AppSt: Devin Gardner dares to throw an incomplete pass.
ND: Countess nowhere to be found on fourth and three.
Miami: You did what to Funchess now when?
Utah: lol ask Brady about punt formations again
[After the JUMP: woo! naw just kiddin'.]
News bullets and other items:
Hoke thinks ball security is their biggest issue
The starting quarterback against Minnesota will be determined during the week via competing and challenging
Jourdan Lewis’ cross-field rundown that saved a touchdown was compared to a similar play Woody Hankins made in 1996 against Ohio State. The coaches show the team the Hankins play every season.

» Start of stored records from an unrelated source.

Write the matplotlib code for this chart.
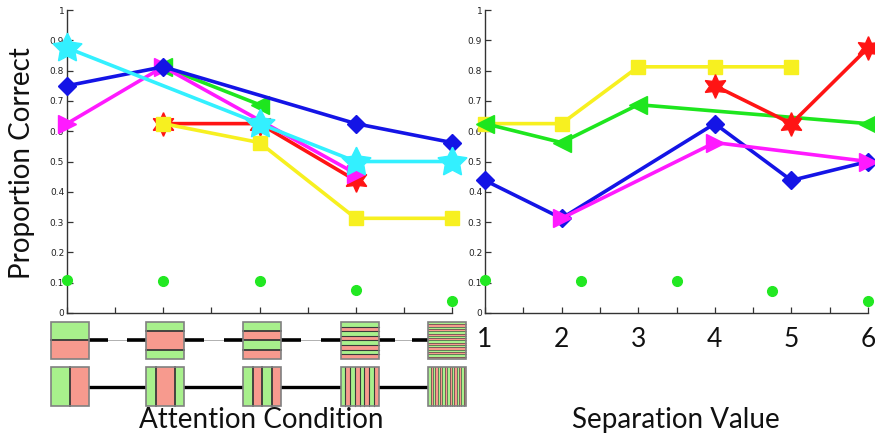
import matplotlib
matplotlib.use("Agg")
import matplotlib.pyplot as plt
from matplotlib.patches import Rectangle
import numpy as np

# ---------------- data ----------------
# Left panel: attention condition (1..5)
att_blue_x = [1, 2, 4, 5]
att_blue_y = [0.75, 0.8125, 0.625, 0.5625]
att_cyan_x = [1, 3, 4, 5]
att_cyan_y = [0.875, 0.625, 0.5, 0.5]
att_magenta_x = [1, 2, 4]
att_magenta_y = [0.625, 0.8125, 0.46]
att_green_x = [2, 3]
att_green_y = [0.8125, 0.6875]
att_red_x = [2, 3, 4]
att_red_y = [0.625, 0.625, 0.4375]
att_yellow_x = [2, 3, 4, 5]
att_yellow_y = [0.625, 0.5625, 0.3125, 0.3125]
att_chance_x = [1, 2, 3, 4, 5]
att_chance_y = [0.11, 0.105, 0.105, 0.075, 0.04]

# Right panel: separation value (1..6)
sep_yellow_x = [1, 2, 3, 4, 5]
sep_yellow_y = [0.625, 0.625, 0.8125, 0.8125, 0.8125]
sep_green_x = [1, 2, 3, 6]
sep_green_y = [0.625, 0.5625, 0.6875, 0.625]
sep_red_x = [4, 5, 6]
sep_red_y = [0.75, 0.625, 0.875]
sep_blue_x = [1, 2, 4, 5, 6]
sep_blue_y = [0.4375, 0.3125, 0.625, 0.4375, 0.5]
sep_magenta_x = [2, 4, 6]
sep_magenta_y = [0.3125, 0.5625, 0.5]
sep_chance_x = [1, 2.25, 3.5, 4.75, 6]
sep_chance_y = [0.11, 0.105, 0.105, 0.072, 0.04]

sep_ticklabels = ["1", "2", "3", "4", "5", "6"]
y_ticklabels = ["0", "0.1", "0.2", "0.3", "0.4", "0.5", "0.6", "0.7", "0.8", "0.9", "1"]

# stimulus patterns (sequence of bands, G=green, R=red)
pattern_centers = [1.03, 2.02, 3.03, 4.04, 4.95]
pattern_bands = [
    ["G", "R"],
    ["G", "R", "R", "G"],
    ["G", "R", "G", "R"],
    ["G", "R"] * 4,
    ["G", "R"] * 8,
]

# ---------------- style ----------------
C_BLUE = "#1414e6"
C_CYAN = "#33f0ff"
C_MAG = "#ff1aff"
C_GREEN = "#1ee61e"
C_RED = "#ff1414"
C_YEL = "#f7f020"
C_DOT = "#22e822"
FILL = {"G": "#a8f08c", "R": "#f79a8e"}

LW = 2.6
W, H = 875, 441
fig = plt.figure(figsize=(W / 100, H / 100), dpi=100)

def fx(px):
    return px / W

def fy(py):
    return 1 - py / H

ax1 = fig.add_axes([fx(67), fy(313), fx(452) - fx(67), fy(10) - fy(313)])
ax2 = fig.add_axes([fx(485), fy(313), fx(868) - fx(485), fy(10) - fy(313)])

def series(ax, x, y, color, marker, ms, z):
    ax.plot(x, y, color=color, lw=LW, marker=marker, ms=ms, mec=color,
            mfc=color, clip_on=False, zorder=z)

star5 = (5, 1, 0)
star6 = (6, 1, 0)

series(ax1, att_red_x, att_red_y, C_RED, star6, 17, 3)
series(ax1, att_yellow_x, att_yellow_y, C_YEL, "s", 10, 4)
series(ax1, att_green_x, att_green_y, C_GREEN, "<", 13, 5)
series(ax1, att_magenta_x, att_magenta_y, C_MAG, ">", 13, 6)
series(ax1, att_blue_x, att_blue_y, C_BLUE, "D", 9.5, 7)
series(ax1, att_cyan_x, att_cyan_y, C_CYAN, star5, 22, 8)
ax1.plot(att_chance_x, att_chance_y, "o", color=C_DOT, ms=7, ls="none",
         clip_on=False, zorder=9)

series(ax2, sep_yellow_x, sep_yellow_y, C_YEL, "s", 10, 3)
series(ax2, sep_green_x, sep_green_y, C_GREEN, "<", 13, 4)
series(ax2, sep_red_x, sep_red_y, C_RED, star6, 17, 5)
series(ax2, sep_blue_x, sep_blue_y, C_BLUE, "D", 9.5, 6)
series(ax2, sep_magenta_x, sep_magenta_y, C_MAG, ">", 13, 7)
ax2.plot(sep_chance_x, sep_chance_y, "o", color=C_DOT, ms=7, ls="none",
         clip_on=False, zorder=9)

small_font = dict(family="DejaVu Sans", size=6.5)
for ax, xmax in ((ax1, 5), (ax2, 6)):
    ax.set_xlim(1, xmax)
    ax.set_ylim(0, 1)
    for s in ("top", "right"):
        ax.spines[s].set_visible(False)
    for s in ("left", "bottom"):
        ax.spines[s].set_color("#333333")
        ax.spines[s].set_linewidth(1.0)
    ax.set_yticks(np.arange(0, 1.01, 0.1))
    ax.set_yticklabels(y_ticklabels, fontdict=small_font, color="#222222")
    ax.set_xticks(np.arange(1, xmax + 0.01, 0.5))
    ax.tick_params(direction="in", length=4, width=0.9, color="#333333", pad=2)
    ax.set_facecolor("none")

ax1.set_xticklabels([])
ax2.set_xticks(np.arange(1, 6.01, 0.5))
lbls = []
for v in np.arange(1, 6.01, 0.5):
    lbls.append(sep_ticklabels[int(v) - 1] if float(v).is_integer() else "")
ax2.set_xticklabels(lbls, family="Lato", fontsize=19, color="#111111")
ax2.tick_params(axis="x", pad=10)

# ---------------- stimulus pattern strip ----------------
pax = fig.add_axes([fx(67), fy(410), fx(452) - fx(67), fy(318) - fy(410)])
pax.set_xlim(1, 5)
pax.set_ylim(0, 1)
pax.axis("off")

sq_w = 0.395
top_lo, top_hi = 0.554, 0.957
bot_lo, bot_hi = 0.043, 0.467

def draw_square(cx, lo, hi, bands, horizontal):
    x0 = cx - sq_w / 2
    n = len(bands)
    lw = 1.3 if n <= 4 else (0.8 if n <= 8 else 0.45)
    for i, b in enumerate(bands):
        if horizontal:
            y1 = hi - (i + 1) * (hi - lo) / n
            r = Rectangle((x0, y1), sq_w, (hi - lo) / n, fc=FILL[b], ec="none",
                          clip_on=False, zorder=2)
        else:
            xa = x0 + i * sq_w / n
            r = Rectangle((xa, lo), sq_w / n, hi - lo, fc=FILL[b], ec="none",
                          clip_on=False, zorder=2)
        pax.add_patch(r)
    for i in range(1, n):
        if bands[i] != bands[i - 1]:
            if horizontal:
                yy = hi - i * (hi - lo) / n
                pax.plot([x0, x0 + sq_w], [yy, yy], color="#3a3a3a", lw=lw,
                         clip_on=False, zorder=3)
            else:
                xx = x0 + i * sq_w / n
                pax.plot([xx, xx], [lo, hi], color="#3a3a3a", lw=lw,
                         clip_on=False, zorder=3)
    pax.add_patch(Rectangle((x0, lo), sq_w, hi - lo, fc="none", ec="#808080",
                            lw=1.2, clip_on=False, zorder=4))

for cx, bands in zip(pattern_centers, pattern_bands):
    draw_square(cx, top_lo, top_hi, bands, True)
    draw_square(cx, bot_lo, bot_hi, bands, False)

ym_top = (top_lo + top_hi) / 2
ym_bot = (bot_lo + bot_hi) / 2
for a, b in zip(pattern_centers[:-1], pattern_centers[1:]):
    xa = a + sq_w / 2
    xb = b - sq_w / 2
    g = (xb - xa) / 3
    pax.plot([xa, xa + g], [ym_top] * 2, color="black", lw=2.6, clip_on=False, zorder=1,
             solid_capstyle="butt")
    pax.plot([xa + g, xb - g], [ym_top] * 2, color="#b0b0b0", lw=0.7, clip_on=False, zorder=1)
    pax.plot([xb - g, xb], [ym_top] * 2, color="black", lw=2.6, clip_on=False, zorder=1,
             solid_capstyle="butt")
    pax.plot([xa, xb], [ym_bot] * 2, color="black", lw=2.4, clip_on=False, zorder=1)

# ---------------- labels ----------------
big = dict(family="Lato", fontsize=20, color="#111111")
fig.text(fx(22), fy(163), "Proportion Correct", rotation=90, ha="center", va="center", **big)
fig.text(fx(261), fy(420), "Attention Condition", ha="center", va="center", **big)
fig.text(fx(676), fy(420), "Separation Value", ha="center", va="center", **big)

fig.savefig("out.png", dpi=100)
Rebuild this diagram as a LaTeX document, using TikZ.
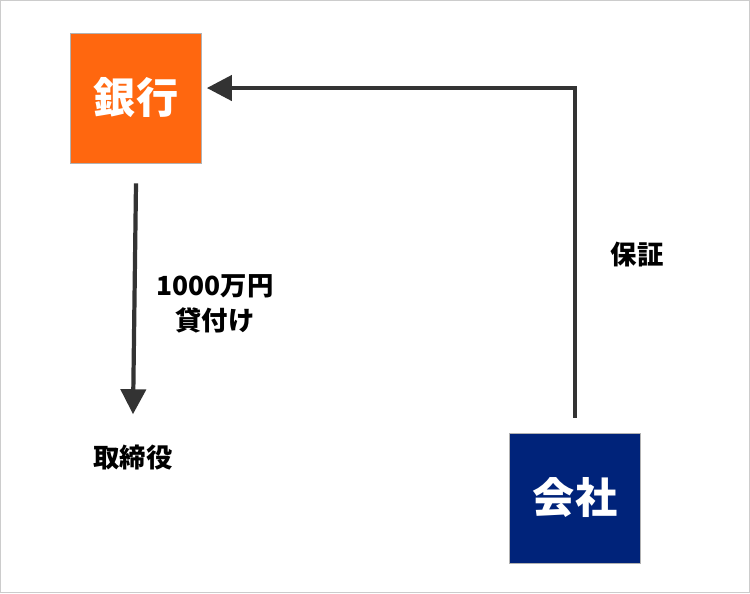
\documentclass[tikz,border=0pt]{standalone}
\usepackage{fontspec}
\setmainfont{Noto Sans CJK JP}
\usetikzlibrary{positioning, arrows.meta}
\definecolor{bankorange}{HTML}{FF670F}
\definecolor{companyblue}{HTML}{00237A}
\definecolor{linegray}{HTML}{333333}
\begin{document}
\begin{tikzpicture}[x=0.02cm, y=-0.02cm, >={Triangle[length=0.5cm, width=0.5cm]}]
	\tikzset{
		block/.style={draw=gray!60, minimum width=2.62cm, minimum height=2.6cm, text=white, font=\fontsize{24}{28}\selectfont\bfseries},
		label/.style={font=\fontsize{15}{20}\selectfont\bfseries, align=center},
		link/.style={->, draw=linegray, line width=2.4pt}
	}
	% Frame
	\draw[gray!40, fill=white] (0.5,0.5) rectangle (749.5,592.5);
	\useasboundingbox (0,0) rectangle (750,593);
	
	% Define nodes
	\node [block, fill=bankorange] (bank) at (136,98) {銀行};
	\node [block, fill=companyblue] (company) at (575,498) {会社};
	\node [label] (director) at (133,458) {取締役};
	\node [label] (loan) at (215,304) {1000万円\\貸付け};
	\node [label] (guarantee) at (637,255) {保証};
	\coordinate (corner) at (575,88);
	
	% Arrows
	\draw[link] ([yshift=-0.4cm]bank.south) -- ([yshift=0.5cm]director.north);
	\draw[link] ([yshift=0.3cm]company.north) -- (corner) -- ([xshift=0.1cm]bank.east |- corner);
\end{tikzpicture}
\end{document}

“Obviously very disappointed with the outcome of the game. I thought our kids came out very ready to play. I thought that they demonstrated that the first drive down the field and I think the defense, what they did early in the football game, was indicative of how they prepared, how they practiced, and how they got ready to play the game.
“I think obviously you have a punt return against you for a touchdown. Anything in the kicking game is momentum and we had some momentum and then we give up the touchdown on the punt return, which is very disappointing.
“You look at, from a standpoint of taking care of the football- you know, and we’ve talked a lot about that. Probably more than I would’ve liked to or you would like to talk about it but that’s one thing we’ve got to do a better job of and that’s constantly coached and we talk about it and sometimes those things happen and we’ve got to make sure we’re going back to work, working hard on it and we can’t have that happen through the Big Ten season.
“We talked as a team afterwards about what we need to do and I reminded them of the 1998 team, which was a team that went to Notre Dame- I was part of that team- and lost and then lost here at home against Syracuse and then went off and won the Big Ten or a part of the Big Ten championship. Those goals, our goals, are all out there. And I do believe we have a team that can do that. Now, you can’t play the way we did today and do that. We realize that. But we’ve got a bunch of guys in that locker room who every day work their tails off and are supportive and believe in each other.”
Brady, after a game like this when you pulled your quarterback and the score was what it was what do you see and why do you believe you can contend in the Big Ten this year?
“Yeah, and that’s a great question but I think the one thing I have that you don’t is I’m with this group of young men every day, these kids. I know how they go to work. There’s some things we did very well today. We did some things not as well as we needed to. And we’ve got to improve on that. We’ve got to go back to work. It starts with me as the head football coach. It starts with the assistants [and] everyone who’s in Schembechler Hall. We’ve got to do a better job for those kids.”
The incident on the sidelines with you and Greg Mattison right before or right after the penalty, was that a little loss of control there? What was that?
“Well, I’ve known Greg since 1984 and I can guarantee you that that wasn’t the first time two competitive men have had a- I wouldn’t even call it an argument.”
“Did I finish that? Sounded like it. Discussion. You ought to see us play euchre. We really have discussions.”